Labor unions make constant, even habitual, reference to someone they call the “free rider,” by which they mean a person who enjoys the benefits of union activity but who does not pay for them. But the free rider, at least as he or she is understood and depicted by the unions, does not exist.
Here’s what I mean: Men and women who, for various reasons, refused to consent to the Communist party and its tactics in the old Soviet Union were not free riders on the train to the peoples’ socialist utopia, even if they were able to keep their jobs in the process. Those jobs were not free. Indeed, they came at an extremely high price, the price of freedom. Those dissident workers were convinced that the destination was a delusion and that the journey to it was an exercise in oppressive compulsion, of which they wanted no part, even if the Soviet Union allegedly paid for the ticket.
Labor unions, much like the Soviet Union, do not want individual workers to have the choice to go their own way to their own destinations. Labor unions wish to eliminate free workers and their free choices. Therefore unions do their best to get the legislators they pay for with political donations drawn from union dues to pass laws forbidding the existence of the dissenters, the so-called free riders. Because they wish to stay in office, the bought-and-paid-for legislators do as they are told, constricting or prohibiting the right to work.
Yet, despite the political and personal opposition arrayed against them, dissenters prefer to go their own direction by their own means. They do so for many reasons: Perhaps they are lazy and selfish freeloaders, as unions depict them. Or, perhaps they have examined the union, its leadership, its goals, and its methods and cannot consent. Perhaps they have had a long, fruitful, enjoyable, and mutually respectful and beneficial relationship with their employer and do not wish to see that relationship suspended or distorted as it must be if the union intrudes. Perhaps they think unionism itself is inimical to personal ambition, to incentive, and to freedom. Perhaps they simply haven’t made up their minds on the issue of unions, whether for or against. For whatever reason(s), they are not onboard.

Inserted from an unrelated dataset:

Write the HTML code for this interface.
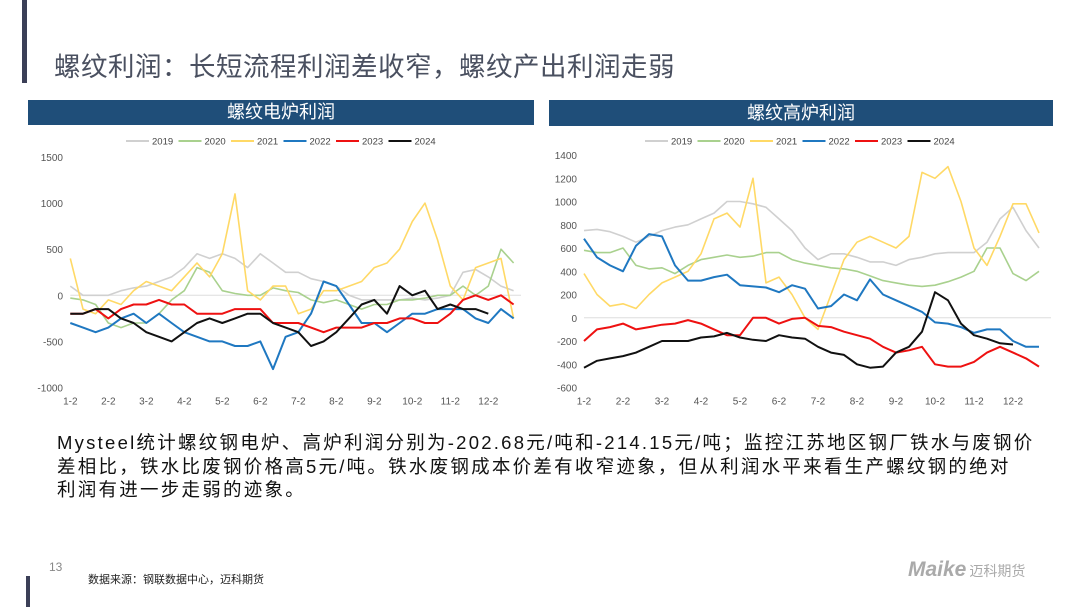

To label such independents “free riders” and not also “innocent victims” is to tell but half their story, as if they were merely the beneficiaries of the union and not also its casualties, as if independent workers did not get caught up in strikes and other job actions that they do not condone but cannot evade. Whenever the union so decides, independents are involuntarily deprived of their living even though those strikes and job actions are built upon principles to which they do not consent and are called for reasons and purposes they might personally denounce. Nevertheless, the independent workers must endure these shut downs and job actions without the benefit of union strike funds, and must do so despite their disagreements and disapproval.
Take, for example, the great American steel strike of 1959, which lasted so long and cost steel workers, both union and non-union, so much in lost wages that it would have taken more than 120 years of their union-won wage increases to balance the gain/loss scales. I say “would have” because it never happened and never will. That strike opened the door for foreign steel makers and their cheaper steel to enter American markets, which caused nearly a quarter million -- more than 200,000 -- American steel workers to lose their jobs permanently, including the so-called free riders, who never consented to the strike or to the economic disaster it produced for them.
Not to mention the threats to their family, their property, and themselves, sometimes fatal, that independents have had to face from union goons in order to maintain their occupational autonomy.
Independent workers are being taken along for a ride by the unions, that’s for sure. But the ride is not free.